Tuesday 18 December 2018

Cardinal and Rothwell


Here's a fun old foto for anyone who lives or has lived in either Cardinal or Rothwell Heights. Embiggen as much as your browser permits to admire the crispness of this 1933 aerial image.

I've marked the points at which Mowat and Seguin now join Blair Road (then "Skead") and where Elwood runs south into Cardinal Heights, Beckenham Lane into Rothwell. Notice how Beckenham drops sharply into a pit in the limestone bedrock — Karst or quarry, I wonder.

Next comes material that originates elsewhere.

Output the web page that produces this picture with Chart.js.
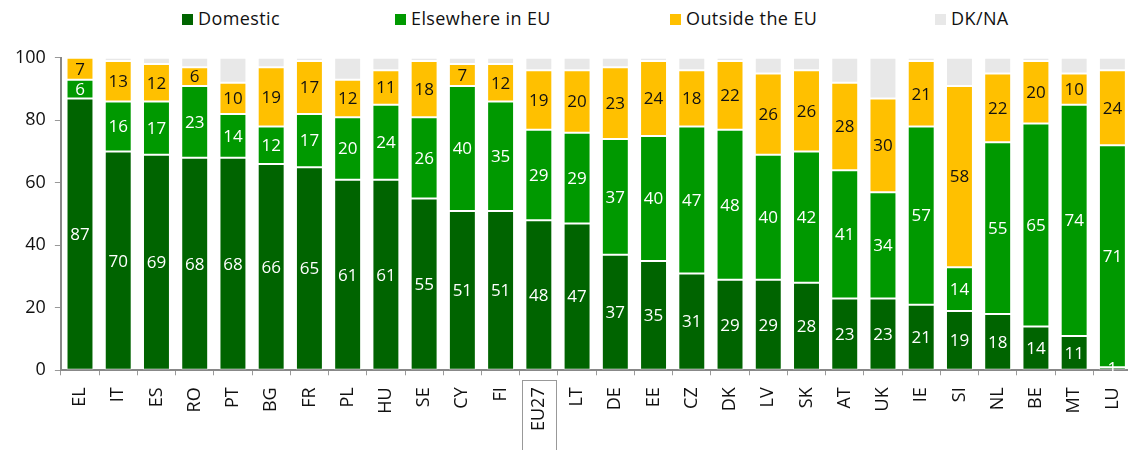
<!DOCTYPE html>
<html>
<head>
<meta charset="utf-8">
<script src="https://cdn.jsdelivr.net/npm/chart.js@4/dist/chart.umd.min.js"></script>
<style>
  html, body { margin: 0; padding: 0; background: #fff; overflow: hidden; }
  #legend { position: relative; width: 1128px; height: 38px; font: 18px 'Open Sans', 'Liberation Sans', sans-serif; letter-spacing: 0.4px; color: #111; }
  #legend span.item { position: absolute; top: 6px; white-space: nowrap; line-height: 24px; }
  #legend span.box { display: inline-block; width: 11px; height: 11px; margin-right: 5px; vertical-align: 0px; }
  #wrap { width: 1146px; height: 412px; position: relative; }
</style>
</head>
<body>
<div id="legend"></div>
<div id="wrap"><canvas id="chart"></canvas></div>
<script>
const countries = ["EL", "IT", "ES", "RO", "PT", "BG", "FR", "PL", "HU", "SE", "CY", "FI", "EU27", "LT", "DE", "EE", "CZ", "DK", "LV", "SK", "AT", "UK", "IE", "SI", "NL", "BE", "MT", "LU"];
const domestic = [87, 70, 69, 68, 68, 66, 65, 61, 61, 55, 51, 51, 48, 47, 37, 35, 31, 29, 29, 28, 23, 23, 21, 19, 18, 14, 11, 1];
const elsewhereEU = [6, 16, 17, 23, 14, 12, 17, 20, 24, 26, 40, 35, 29, 29, 37, 40, 47, 48, 40, 42, 41, 34, 57, 14, 55, 65, 74, 71];
const outsideEU = [7, 13, 12, 6, 10, 19, 17, 12, 11, 18, 7, 12, 19, 20, 23, 24, 18, 22, 26, 26, 28, 30, 21, 58, 22, 20, 10, 24];
const dkna = [0, 1, 2, 3, 8, 3, 1, 7, 4, 1, 2, 2, 4, 4, 3, 1, 4, 1, 5, 4, 8, 13, 1, 9, 5, 1, 5, 4];
const yTicks = [0, 20, 40, 60, 80, 100];

const fontFamily = "'Open Sans', 'Liberation Sans', sans-serif";

const seriesDefs = [
  {label: "Domestic", data: domestic, color: "#006400", valueColor: "#fff", legendX: 182},
  {label: "Elsewhere in EU", data: elsewhereEU, color: "#009900", valueColor: "#fff", legendX: 395},
  {label: "Outside the EU", data: outsideEU, color: "#FFC000", valueColor: "#111", legendX: 670},
  {label: "DK/NA", data: dkna, color: "#E8E8E8", valueColor: null, legendX: 935}
];

// html legend, spread out like the original
const legendEl = document.getElementById("legend");
seriesDefs.forEach(function (s) {
  const item = document.createElement("span");
  item.className = "item";
  item.style.left = s.legendX + "px";
  const box = document.createElement("span");
  box.className = "box";
  box.style.background = s.color;
  item.appendChild(box);
  item.appendChild(document.createTextNode(s.label));
  legendEl.appendChild(item);
});

// value labels in the middle of each segment (not for DK/NA)
const segmentLabels = {
  id: "segmentLabels",
  afterDatasetsDraw(chart) {
    const ctx = chart.ctx;
    ctx.save();
    ctx.font = "17px " + fontFamily;
    ctx.textAlign = "center";
    ctx.textBaseline = "middle";
    chart.data.datasets.forEach(function (ds, i) {
      if (!ds.valueColor) return;
      const meta = chart.getDatasetMeta(i);
      meta.data.forEach(function (bar, j) {
        const v = ds.data[j];
        if (!v) return;
        ctx.fillStyle = ds.valueColor;
        ctx.fillText(String(v), bar.x, (bar.y + bar.base) / 2 + 1);
      });
    });
    ctx.restore();
  }
};

// box round the EU27 tick label
const euBox = {
  id: "euBox",
  afterDraw(chart) {
    const x = chart.scales.x.getPixelForValue(countries.indexOf("EU27"));
    const top = chart.chartArea.bottom + 10;
    const ctx = chart.ctx;
    ctx.save();
    ctx.strokeStyle = "#999";
    ctx.lineWidth = 1;
    ctx.strokeRect(Math.round(x - 17) + 0.5, Math.round(top) + 0.5, 34, 80);
    ctx.restore();
  }
};

new Chart(document.getElementById("chart"), {
  type: "bar",
  data: {
    labels: countries,
    datasets: seriesDefs.map(function (s) {
      return {
        label: s.label, data: s.data, backgroundColor: s.color, valueColor: s.valueColor,
        borderColor: "rgba(255,255,255,0.35)", borderWidth: 1, borderSkipped: false,
        categoryPercentage: 1, barPercentage: 0.705
      };
    })
  },
  options: {
    responsive: true,
    maintainAspectRatio: false,
    animation: false,
    layout: {padding: {top: 7, right: 0, left: 6, bottom: 7}},
    plugins: {
      legend: {display: false},
      tooltip: {enabled: false}
    },
    scales: {
      x: {
        stacked: true,
        grid: {display: true, offset: true, drawOnChartArea: false, tickLength: 5, color: "#999"},
        border: {color: "#888", width: 2},
        ticks: {color: "#111", font: {size: 18, family: fontFamily}, minRotation: 90, maxRotation: 90, padding: 12}
      },
      y: {
        stacked: true,
        min: 0,
        max: 100,
        afterBuildTicks(axis) { axis.ticks = yTicks.map(function (v) { return {value: v}; }); },
        grid: {display: true, drawOnChartArea: false, tickLength: 6, color: "#999"},
        border: {color: "#888", width: 2},
        ticks: {color: "#111", font: {size: 18, family: fontFamily}, padding: 9}
      }
    }
  },
  plugins: [segmentLabels, euBox]
});
</script>
</body>
</html>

The yellow "S" shows the present position of the silver ball sculpture, visible from Montreal Road just West of Blair, while the red circle encloses an old stone farmhouse, still standing on the NRC property, on the north side of Montreal Road.

The orange circle marks the quarry just off Davidson Drive, now a park. The quarry seems to be only slightly excavated in this photo. In a 1928 photo, it appears as a simple outcrop. At 113 metres above sea level, Quarry Park is one of the highest elevations for several kilometres in any direction.

I take the feature boxed in green to be a stable of some sort. It would have stood on Seguin, at the top of Elvina, just uphill from from a fairly steep hill.

My favourite find on this map is the little house in the blue box. Its' a small, two-storey thing with three rear-facing dormers. It's still there, numbered #13 Seguin, set well-back from the road. Given the date of the photo, it has to pre-date the development of Cardinal Heights (early 1950s) by at least twenty years. Indeed, it may be the oldest house in the neighbourhood.

The purple line divides the historic Skead (on the left) and Rothwell properties. The Belden Atlas (1879) indicates them as Lot 20, 300 acres, Robert Skead, and Lot 19, 300 (?, ink is smudgy) acres, B.&S. "Rathwell". I haven't sort that family out yet, but "B." would be one one the Bens, and the Rathwell spelling occurs often enough in older records that it was likely valid at the time Belden's maps were prepared.